In 1954 Ioan James gave a combinatorial model for the
loop space on any space, which turned out to be very
important in homotopy theory.  He credits Everett's
1950 ICM lecture, subsequent correspondence, and some
lectures that Everett gave in Oxford in 1952, while on
sabbatical from Lehigh, with being influential on his
obtaining this result.

During the 24 years since his retirement, Everett has
been working on a proof of the classical 3-dimensional
Poincare Conjecture, which states that a simply-connected
3-manifold must be homeomorphic to S^3.  This is
a very famous problem, and there is a million dollar
prize awaiting the person who produces an accepted proof of it.

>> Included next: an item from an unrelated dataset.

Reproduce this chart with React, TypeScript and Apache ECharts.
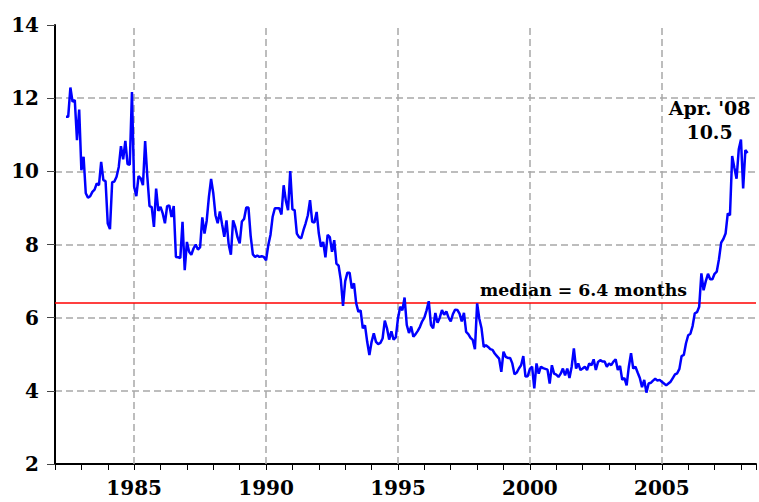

This problem in geometric topology is very subtle.
During the past 15 years there have been several well-publicized
announcements of proofs which were found to be lacking.
Since 1978, Everett has been refining a manuscript
entitled "The Poincare Conjecture is True."  He uses methods of 
classical Morse Theory with some new twists in his argument.  
I once found a small mistake in an early version of his
proof, and he patched his argument to correct this gap.
He has been extremely careful in refining and clarifying
his argument, and the paper is now being considered 
by an editor and a referee. 

It would be wonderful if they would accept Everett's  proof as valid.
But even if that never happens, Everett has made his mark on topology 
via the two papers on which I focused. I wish you many more years of 
health and fruitful mathematics, Everett.